Since its founding in 2002, Cogent has advised on transactions involving thousands of limited partner interests, including 55 deals valued at $11 billion in 2014 alone. The combined firm's secondary advisory work will operate under the name Greenhill Cogent.
The deal is the latest change to the market's shifting advisory landscape. Late last year, rival advisor Park Hill Group was merged with PJT Partners, while groups like Evercore have been building up their secondaries advisory capabilities.
Eight of Cogent's current managing directors and 30 other investment professionals will join Greenhill, which previously did not have a secondaries advisory business.
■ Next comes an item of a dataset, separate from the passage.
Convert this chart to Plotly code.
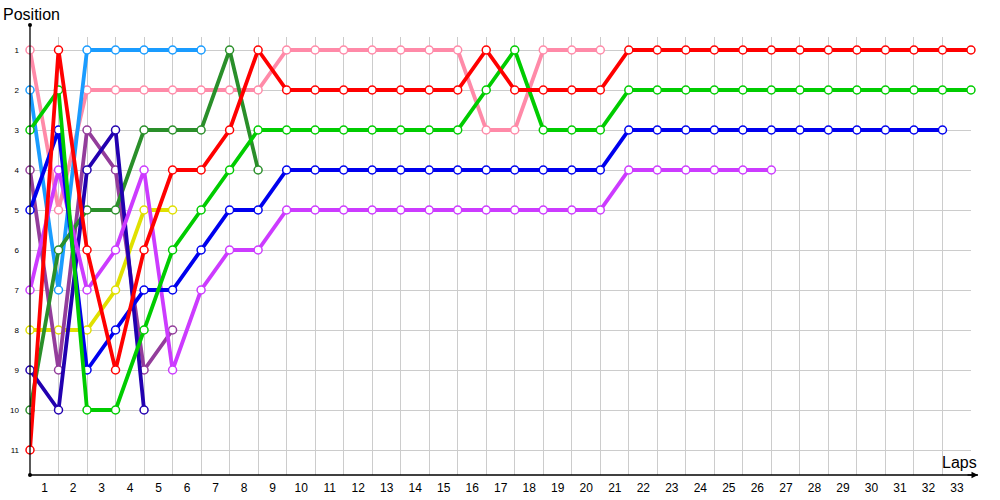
import plotly.graph_objects as go

laps = list(range(0, 34))

# Positions by lap (index 0 = start grid)
light_blue = [2, 7, 1, 1, 1, 1, 1]
pink = [1, 5, 2, 2, 2, 2, 2, 2, 2, 1, 1, 1, 1, 1, 1, 1, 3, 3, 1, 1, 1]
red = [11, 1, 6, 9, 6, 4, 4, 3, 1, 2, 2, 2, 2, 2, 2, 2, 1, 2, 2, 2, 2,
       1, 1, 1, 1, 1, 1, 1, 1, 1, 1, 1, 1, 1]
green = [3, 2, 10, 10, 8, 6, 5, 4, 3, 3, 3, 3, 3, 3, 3, 3, 2, 1, 3, 3, 3,
         2, 2, 2, 2, 2, 2, 2, 2, 2, 2, 2, 2, 2]
dark_green = [10, 6, 5, 5, 3, 3, 3, 1, 4]
blue = [5, 3, 9, 8, 7, 7, 6, 5, 5, 4, 4, 4, 4, 4, 4, 4, 4, 4, 4, 4, 4,
        3, 3, 3, 3, 3, 3, 3, 3, 3, 3, 3, 3]
navy = [9, 10, 4, 3, 10]
purple = [4, 9, 3, 4, 9, 8]
violet = [7, 4, 7, 6, 4, 9, 7, 6, 6, 5, 5, 5, 5, 5, 5, 5, 5, 5, 5, 5, 5,
          4, 4, 4, 4, 4, 4]
yellow = [8, 8, 8, 7, 5, 5]

series = [
    ("pink", pink, "#ff8aa8"),
    ("light_blue", light_blue, "#1a9cff"),
    ("yellow", yellow, "#e0e000"),
    ("purple", purple, "#933d9b"),
    ("dark_green", dark_green, "#2a8f2a"),
    ("navy", navy, "#2200b0"),
    ("violet", violet, "#cc3bff"),
    ("blue", blue, "#0000ee"),
    ("green", green, "#00cc00"),
    ("red", red, "#ff0000"),
]

position_ticks = list(range(1, 12))
lap_ticks = list(range(1, 34))
lap_labels = [str(v) for v in lap_ticks]

fig = go.Figure()
for name, vals, col in series:
    fig.add_trace(go.Scatter(
        x=laps[:len(vals)], y=vals, mode="lines+markers", name=name,
        line=dict(color=col, width=3.8),
        marker=dict(symbol="circle", size=8, color="white",
                    line=dict(color=col, width=1.5)),
        cliponaxis=False, showlegend=False, hoverinfo="skip",
    ))

ymin, ymax = 0.675, 11.625

fig.update_layout(
    width=1000, height=500,
    margin=dict(l=30, r=29, t=37, b=25),
    paper_bgcolor="white", plot_bgcolor="white",
    font=dict(family="Liberation Sans", color="black"),
    xaxis=dict(
        range=[0, 33.001], tickmode="array", tickvals=lap_ticks, ticktext=lap_labels,
        showgrid=True, gridcolor="#cccccc", gridwidth=1, zeroline=False,
        showline=False, ticks="", ticklabelshift=-14, ticklabelstandoff=4,
        tickfont=dict(size=12, family="Liberation Sans"), automargin=False,
    ),
    yaxis=dict(
        range=[ymax, ymin], tickmode="array", tickvals=position_ticks,
        ticktext=[str(v) for v in position_ticks],
        showgrid=True, gridcolor="#cccccc", gridwidth=1, zeroline=False,
        showline=False, ticks="", ticklabelstandoff=10,
        tickfont=dict(size=8, family="Liberation Sans"), automargin=False,
    ),
    yaxis2=dict(
        range=[ymax, ymin], overlaying="y", side="right", tickmode="array",
        tickvals=position_ticks, ticktext=[str(v) for v in position_ticks],
        showgrid=False, zeroline=False, showline=False, ticks="",
        ticklabelstandoff=7, tickfont=dict(size=8, family="Liberation Sans"),
        automargin=False,
    ),
)

top_ext = 1 + 12 / 438
right_ext = 1 + 7 / 941
fig.add_shape(type="line", xref="paper", yref="paper", x0=0, x1=0, y0=0, y1=top_ext,
              line=dict(color="black", width=1.3))
fig.add_shape(type="line", xref="paper", yref="paper", x0=0, x1=right_ext, y0=0, y1=0,
              line=dict(color="black", width=1.3))
for yy in (0, top_ext):
    fig.add_shape(type="circle", xref="paper", yref="paper", xsizemode="pixel",
                  ysizemode="pixel", xanchor=0, yanchor=yy, x0=-2, x1=2, y0=-2, y1=2,
                  fillcolor="black", line=dict(color="black", width=0))
fig.add_annotation(xref="paper", yref="paper", x=right_ext, y=0, ax=-12, ay=0,
                   axref="pixel", ayref="pixel", text="", showarrow=True,
                   arrowhead=2, arrowsize=1, arrowwidth=1.3, arrowcolor="black")

fig.add_annotation(xref="paper", yref="paper", x=-29 / 941, y=1 + 22 / 438,
                   xanchor="left", yanchor="middle", text="Position", showarrow=False,
                   font=dict(size=16, family="Liberation Sans", color="black"))
fig.add_annotation(xref="paper", yref="paper", x=(959 - 30) / 941, y=13 / 438,
                   xanchor="center", yanchor="middle", text="Laps", showarrow=False,
                   font=dict(size=16, family="Liberation Sans", color="black"))

# remove the browser's default 8px body margin so the figure sits at (0, 0)
fig.write_html("out.html", config={"displayModeBar": False},
               post_script="document.body.style.margin='0';")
“The acquisition of Cogent is an opportunity to become a market leader in a distinct and important segment of advice that we believe has significant growth potential,” chairman Robert Greenhill said in a statement.
The Cogent team is expected to benefit from Greenhill's relationships with institutional investors, particularly in the real estate sector, the statement disclosed.
“We believe there are significant opportunities to leverage our business with Greenhill's highly successful real estate-focused capital raising business,” Cogent managing director Stephen Sloan said in the statement.
Upon closing of the transaction at the end of the first quarter roughly 30 percent of the total price is payable to Cogent in the future, as long as agreed revenue targets are met. Cogent's revenues last year were roughly $45.8 billion, according to the statement.
Cogent's executives will receive 72.7 percent of their consideration in Greenhill stock and the remainder in cash.
The firm will retain its Dallas headquarters and its Singapore office but will consolidate office space with Greenhill in London, New York and San Francisco.